Formatting results for Object Detection#

For Object Detection problems, model results need to have the following columns for the best experience. The values for each of the columns is a List[ScoredLabeledBoundingBox]

Column Name Description
matched_inference Inferences that were matched to a ground truth.
unmatched_inference Inferences that were not matched to a ground truth.
unmatched_ground_truth Ground truths with no matching inference.

These columns are used to determine True Postitives, False Positives, and False Negatives. These results can be formatted for upload with a similar process as above. This is done by adding the relevant list of bounding boxes to the matched_inference, unmatched_inference, and unmatched_ground_truth columns for each image. The results.csv created can be uploaded by opening the corresponding dataset from the Datasets page and navigating to the Studio section.

We have provided an Object Detection (2D) ↗ example that shows how to take raw results and perform bounding box matching to produce the values mentioned above.

To use compound metrics on the fly#

The Kolena web application currently supports precision, recall, f1_score, accuracy, false_positive_rate, and true_negative_rate.

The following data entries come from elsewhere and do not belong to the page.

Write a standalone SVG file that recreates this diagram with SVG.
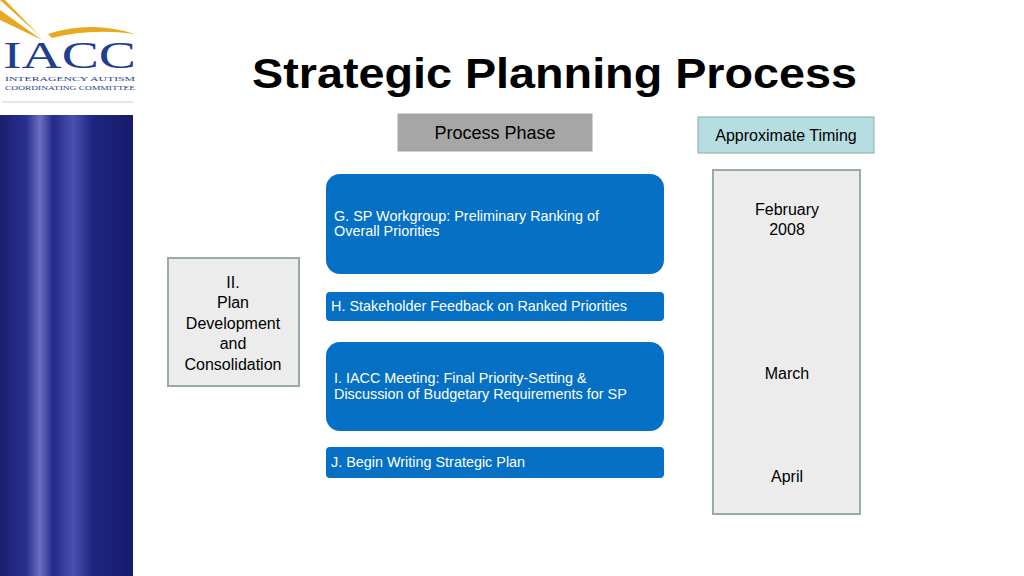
<svg xmlns="http://www.w3.org/2000/svg" width="1024" height="576" viewBox="0 0 1024 576">
<defs>
<style>
text{font-family:"Liberation Sans",Arial,sans-serif}
.serif{font-family:"Liberation Serif","Times New Roman",serif;fill:#1f3f8f}
.blue{fill:#0570c4}
.wt{fill:#fff;font-size:14.4px}
.bt{fill:#000;font-size:16px;text-anchor:middle}
</style>
<linearGradient id="bar" x1="0" x2="1">
<stop offset="0" stop-color="#1a1f6e"/><stop offset="0.2" stop-color="#2a3090"/><stop offset="0.3" stop-color="#6a70c0"/><stop offset="0.4" stop-color="#222a8a"/><stop offset="0.55" stop-color="#4a50b0"/><stop offset="0.7" stop-color="#1e2580"/><stop offset="1" stop-color="#161c6a"/>
</linearGradient>
</defs>
<rect width="1024" height="576" fill="#fff"/>
<g id="logo">
<path d="M0 10 L42 40 L0 20 Z M0 0 L40 36 L5 0 Z" fill="#e8a820"/>
<path d="M48 34 Q90 20 135 34 Q90 28 52 38 Z" fill="#e8a820"/>
<text class="serif" x="3" y="68" style="font-size:38px" textLength="133" lengthAdjust="spacingAndGlyphs">IACC</text>
<text class="serif" x="5" y="81" style="font-size:7px" textLength="130" lengthAdjust="spacingAndGlyphs">INTERAGENCY AUTISM</text>
<text class="serif" x="5" y="90" style="font-size:7px" textLength="130" lengthAdjust="spacingAndGlyphs">COORDINATING COMMITTEE</text>
<line x1="2" y1="102" x2="133" y2="102" stroke="#ccc"/>
</g>
<rect x="0" y="115" width="133" height="461" fill="url(#bar)"/>
<text x="252" y="88" textLength="605" lengthAdjust="spacingAndGlyphs" style="font-size:43px;font-weight:bold;fill:#000">Strategic Planning Process</text>
<g id="hdr-phase"><rect x="398" y="114" width="194" height="37" fill="#a6a6a6" stroke="#9aa"/><text class="bt" x="495" y="139" style="font-size:18px">Process Phase</text></g>
<g id="hdr-timing"><rect x="698" y="117" width="176" height="36" fill="#b6dde0" stroke="#8aa"/><text class="bt" x="786" y="141">Approximate Timing</text></g>
<g id="timing"><rect x="713" y="170" width="147" height="344" fill="#ececec" stroke="#9aa" stroke-width="2"/>
<text class="bt" x="787" y="215">February</text><text class="bt" x="787" y="235">2008</text>
<text class="bt" x="787" y="379">March</text><text class="bt" x="787" y="482">April</text></g>
<g id="phase2"><rect x="168" y="258" width="131" height="128" fill="#ececec" stroke="#9aa" stroke-width="2"/>
<text class="bt" x="233" y="288">II.</text><text class="bt" x="233" y="308">Plan</text><text class="bt" x="233" y="329">Development</text><text class="bt" x="233" y="349">and</text><text class="bt" x="233" y="370">Consolidation</text></g>
<g id="G"><rect class="blue" x="326" y="174" width="338" height="100" rx="14"/><text class="wt" x="334" y="221">G. SP Workgroup: Preliminary Ranking of</text><text class="wt" x="334" y="236">Overall Priorities</text></g>
<g id="H"><rect class="blue" x="326" y="292" width="338" height="29" rx="4"/><text class="wt" x="331" y="311">H. Stakeholder Feedback on Ranked Priorities</text></g>
<g id="I"><rect class="blue" x="326" y="342" width="338" height="89" rx="14"/><text class="wt" x="334" y="383">I. IACC Meeting: Final Priority-Setting &amp;</text><text class="wt" x="334" y="399">Discussion of Budgetary Requirements for SP</text></g>
<g id="J"><rect class="blue" x="326" y="447" width="338" height="31" rx="4"/><text class="wt" x="331" y="467">J. Begin Writing Strategic Plan</text></g>
<g id="connectors"/>
</svg>
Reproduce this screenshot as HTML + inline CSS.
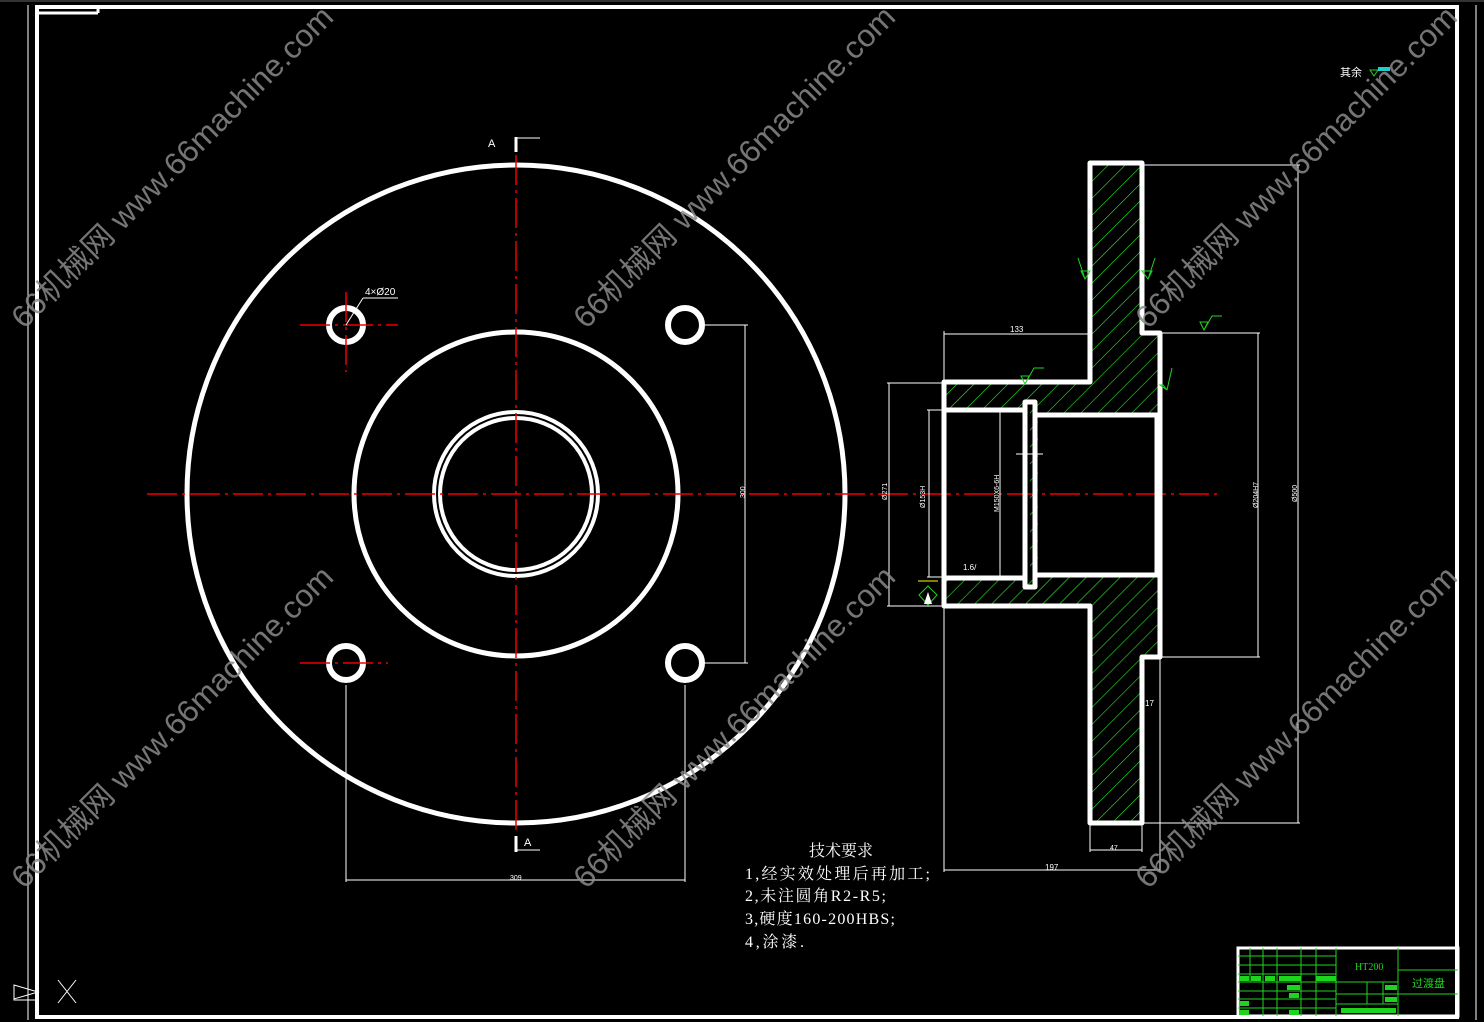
<!DOCTYPE html>
<html><head><meta charset="utf-8"><style>
html,body{margin:0;padding:0;background:#000;width:1484px;height:1022px;overflow:hidden}
svg{display:block}
.wm{font-family:"Liberation Sans","Noto Sans CJK SC",sans-serif;font-size:31px;fill:#8a8a8a;fill-opacity:0.85}
.s{font-family:"Liberation Sans",sans-serif;fill:#fff}
</style></head><body>
<svg width="1484" height="1022" viewBox="0 0 1484 1022" xmlns="http://www.w3.org/2000/svg">
<defs>
<pattern id="h" patternUnits="userSpaceOnUse" width="12" height="12" patternTransform="rotate(45)">
<line x1="0" y1="0" x2="0" y2="12" stroke="#2ee82e" stroke-width="1.2"/>
</pattern>
</defs>
<rect width="1484" height="1022" fill="#000"/>
<line x1="0" y1="1" x2="1484" y2="1" stroke="#666" stroke-width="1"/>
<line x1="28" y1="5" x2="28" y2="1020" stroke="#fff" stroke-width="1"/>
<line x1="1476" y1="5" x2="1476" y2="1020" stroke="#fff" stroke-width="1"/>
<rect x="37" y="7" width="1420" height="1010" fill="none" stroke="#fff" stroke-width="4"/>
<line x1="37" y1="13" x2="98" y2="13" stroke="#fff" stroke-width="3"/>
<line x1="98" y1="5" x2="98" y2="13" stroke="#fff" stroke-width="3"/>
<path d="M14 985 L38 992 L14 999 Z M14 985 V1000 H38" fill="none" stroke="#fff" stroke-width="1"/>
<path d="M58 980 L76 1003 M76 980 L58 1003" stroke="#fff" stroke-width="1"/>

<g fill="none" stroke="#fff" stroke-width="5">
<circle cx="516" cy="494" r="329"/>
<circle cx="516" cy="494" r="162"/>
<circle cx="516" cy="494" r="82" stroke-width="4"/>
<circle cx="516" cy="494" r="76" stroke-width="4"/>
<circle cx="346" cy="325" r="17" stroke-width="6"/>
<circle cx="685" cy="325" r="17" stroke-width="6"/>
<circle cx="346" cy="663" r="17" stroke-width="6"/>
<circle cx="685" cy="663" r="17" stroke-width="6"/>
</g>
<g stroke="#e00" stroke-width="1.5" stroke-dasharray="30,5,3,5">
<line x1="147" y1="494" x2="1220" y2="494"/>
<line x1="516" y1="155" x2="516" y2="835"/>
<line x1="346" y1="292" x2="346" y2="372"/>
<line x1="300" y1="325" x2="398" y2="325"/>
<line x1="300" y1="663" x2="388" y2="663"/>
</g>
<g stroke="#fff" stroke-width="1" fill="none">
<line x1="346" y1="325" x2="363" y2="298"/><line x1="363" y1="298" x2="398" y2="298"/>
<line x1="705" y1="325" x2="748" y2="325"/><line x1="705" y1="663" x2="748" y2="663"/>
<line x1="745" y1="325" x2="745" y2="663"/>
<line x1="346" y1="685" x2="346" y2="882"/><line x1="685" y1="685" x2="685" y2="882"/>
<line x1="346" y1="880" x2="685" y2="880"/>
<line x1="516" y1="137" x2="516" y2="152" stroke-width="3"/><line x1="516" y1="138" x2="540" y2="138"/>
<line x1="516" y1="836" x2="516" y2="852" stroke-width="3"/><line x1="516" y1="850" x2="540" y2="850"/>
</g>
<text x="365" y="295" class="s" font-size="10">4×Ø20</text>
<text x="488" y="147" class="s" font-size="11">A</text>
<text x="524" y="846" class="s" font-size="11">A</text>
<text x="510" y="880" class="s" font-size="7">309</text>
<text x="745" y="498" class="s" font-size="7" transform="rotate(-90 745 498)">300</text>

<path d="M1090 163 H1142 V333 H1160 V415 H1038 V576 H1160 V657 H1142 V823 H1090 V606 H944 V578 H1030 V410 H944 V382 H1090 Z" fill="url(#h)"/>
<g fill="none" stroke="#fff" stroke-width="5" stroke-linejoin="round">
<path d="M1090 163 H1142 V333 H1160 V657 H1142 V823 H1090 V606 H944 V382 H1090 Z"/>
<path d="M946 410 H1025 M946 578 H1025"/>
<path d="M1035 415 H1157 V575 H1035"/>
<rect x="1025" y="402" width="10" height="185"/>
</g>
<g stroke="#fff" stroke-width="1" fill="none">
<line x1="944" y1="331" x2="944" y2="380"/><line x1="944" y1="334" x2="1088" y2="334"/>
<line x1="887" y1="383" x2="944" y2="383"/><line x1="887" y1="606" x2="944" y2="606"/><line x1="889" y1="383" x2="889" y2="606"/>
<line x1="927" y1="410" x2="944" y2="410"/><line x1="927" y1="577" x2="944" y2="577"/><line x1="929" y1="410" x2="929" y2="577"/>
<line x1="1000" y1="412" x2="1000" y2="576"/>
<line x1="1142" y1="165" x2="1300" y2="165"/><line x1="1142" y1="823" x2="1300" y2="823"/><line x1="1298" y1="165" x2="1298" y2="823"/>
<line x1="1162" y1="333" x2="1260" y2="333"/><line x1="1162" y1="657" x2="1260" y2="657"/><line x1="1258" y1="333" x2="1258" y2="657"/>
<line x1="944" y1="606" x2="944" y2="872"/><line x1="1160" y1="657" x2="1160" y2="872"/><line x1="944" y1="870" x2="1160" y2="870"/>
<line x1="1090" y1="823" x2="1090" y2="852"/><line x1="1142" y1="823" x2="1142" y2="852"/><line x1="1090" y1="850" x2="1142" y2="850"/>
<line x1="1016" y1="454" x2="1043" y2="454"/>
</g>
<g class="s" font-size="8">
<text x="1010" y="332">133</text>
<text x="1045" y="870">197</text>
<text x="1110" y="850" font-size="7">47</text>
<text x="1145" y="706">17</text>
<text x="963" y="570">1.6/</text>
<text x="887" y="500" transform="rotate(-90 887 500)" font-size="7">Ø271</text>
<text x="925" y="508" transform="rotate(-90 925 508)" font-size="7">Ø153H</text>
<text x="999" y="512" transform="rotate(-90 999 512)" font-size="7">M150X6-6H</text>
<text x="1258" y="508" transform="rotate(-90 1258 508)" font-size="7">Ø204H7</text>
<text x="1297" y="502" transform="rotate(-90 1297 502)" font-size="7">Ø500</text>
</g>
<g stroke="#1fd41f" stroke-width="1" fill="none">
<path d="M1081 271 H1090 L1085 279 Z M1085 279 L1078 258"/>
<path d="M1152 271 H1142 L1148 279 Z M1148 279 L1155 258"/>
<path d="M1200 322 H1208 L1204 330 Z M1204 330 L1212 316 H1222"/>
<path d="M1021 376 H1029 L1025 384 Z M1025 384 L1034 368 H1044"/>
<path d="M1163 385 H1160 L1167 390 Z M1167 390 L1172 368"/>
<path d="M919 595 L928 586 L937 595 L928 605 Z"/>
</g>
<path d="M924 604 L928 592 L932 604 Z" fill="#fff"/>
<line x1="918" y1="581" x2="938" y2="581" stroke="#ff0" stroke-width="1"/>

<text x="1340" y="76" class="s" font-size="11" font-family="'Liberation Sans','Noto Sans CJK SC',sans-serif">其余</text>
<path d="M1370 70 H1378 L1374 76 Z" fill="none" stroke="#1fd41f"/>
<rect x="1378" y="67" width="12" height="4" fill="#2cc"/>

<g font-size="16" fill="#fff" font-family="'Liberation Serif','Noto Serif CJK SC',serif">
<text x="809" y="856">技术要求</text>
<text x="745" y="879" textLength="185" lengthAdjust="spacing">1,经实效处理后再加工;</text>
<text x="745" y="901" textLength="141" lengthAdjust="spacing">2,未注圆角R2-R5;</text>
<text x="745" y="924" textLength="150" lengthAdjust="spacing">3,硬度160-200HBS;</text>
<text x="745" y="947" textLength="59" lengthAdjust="spacing">4,涂漆.</text>
</g>

<g stroke="#1fd41f" stroke-width="1" fill="none">
<rect x="1238" y="948" width="220" height="68" stroke="#fff" stroke-width="3"/>
<line x1="1336" y1="948" x2="1336" y2="1016"/><line x1="1398" y1="948" x2="1398" y2="1016"/>
<line x1="1398" y1="970" x2="1458" y2="970"/><line x1="1398" y1="994" x2="1458" y2="994"/>
<line x1="1238" y1="956" x2="1336" y2="956"/><line x1="1238" y1="965" x2="1336" y2="965"/><line x1="1238" y1="974" x2="1336" y2="974"/>
<line x1="1238" y1="982" x2="1398" y2="982"/><line x1="1238" y1="991" x2="1336" y2="991"/><line x1="1238" y1="999" x2="1336" y2="999"/><line x1="1238" y1="1008" x2="1336" y2="1008"/>
<line x1="1336" y1="994" x2="1398" y2="994"/><line x1="1336" y1="1004" x2="1398" y2="1004"/>
<line x1="1250" y1="948" x2="1250" y2="982"/><line x1="1263" y1="948" x2="1263" y2="1016"/><line x1="1277" y1="948" x2="1277" y2="1016"/>
<line x1="1301" y1="948" x2="1301" y2="1016"/><line x1="1316" y1="948" x2="1316" y2="1016"/>
<line x1="1367" y1="982" x2="1367" y2="1004"/><line x1="1383" y1="982" x2="1383" y2="1004"/>
</g>
<g fill="#1fd41f">
<rect x="1239" y="976" width="10" height="5"/><rect x="1251" y="976" width="10" height="5"/><rect x="1265" y="976" width="10" height="5"/>
<rect x="1279" y="976" width="22" height="5"/><rect x="1316" y="976" width="20" height="5"/>
<rect x="1287" y="985" width="13" height="5"/><rect x="1289" y="993" width="10" height="5"/><rect x="1239" y="1001" width="10" height="5"/>
<rect x="1289" y="1010" width="10" height="5"/><rect x="1239" y="1010" width="10" height="5"/>
<rect x="1385" y="985" width="12" height="5"/><rect x="1385" y="997" width="12" height="5"/><rect x="1341" y="1008" width="55" height="5"/>
</g>
<text x="1355" y="970" fill="#1fd41f" font-size="10" font-family="Liberation Serif,serif">HT200</text>
<text x="1412" y="987" fill="#1fd41f" font-size="11" font-family="'Liberation Sans','Noto Sans CJK SC',sans-serif">过渡盘</text>

<g class="wm">
<text transform="translate(24,330) rotate(-45)" textLength="440" lengthAdjust="spacingAndGlyphs">66机械网 www.66machine.com</text>
<text transform="translate(586,330) rotate(-45)" textLength="440" lengthAdjust="spacingAndGlyphs">66机械网 www.66machine.com</text>
<text transform="translate(1148,330) rotate(-45)" textLength="440" lengthAdjust="spacingAndGlyphs">66机械网 www.66machine.com</text>
<text transform="translate(24,890) rotate(-45)" textLength="440" lengthAdjust="spacingAndGlyphs">66机械网 www.66machine.com</text>
<text transform="translate(586,890) rotate(-45)" textLength="440" lengthAdjust="spacingAndGlyphs">66机械网 www.66machine.com</text>
<text transform="translate(1148,890) rotate(-45)" textLength="440" lengthAdjust="spacingAndGlyphs">66机械网 www.66machine.com</text>
</g>
</svg>
</body></html>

To leverage these, add the following columns to your CSV: count_TP, count_FP, count_FN, count_TN.

Supported File Data Formats#

The Kolena web application currently supports various file formats for both dataset uploads and model results processing. The following table lists the supported file formats:

Format Description
.csv Comma-separated values file, ideal for tabular data.
.parquet Apache Parquet format, efficient for columnar storage.
.jsonl JSON Lines format, suitable for handling nested data.

CSV Files: Widely used for simple tabular datasets, CSV files are easy to generate and manipulate, making them a popular choice for data scientists and developers.

Parquet Files: Offering efficient storage and fast retrieval, Parquet files are optimal for handling large datasets with a significant number of columns.

JSON Lines (JSONL) Files: Each line in a JSONL file is a complete JSON object, making this format ideal for datasets with complex or nested data structures.

When preparing your dataset or model results files for upload, ensure that they conform to one of these supported file formats to guarantee compatibility with Kolena's data processing capabilities.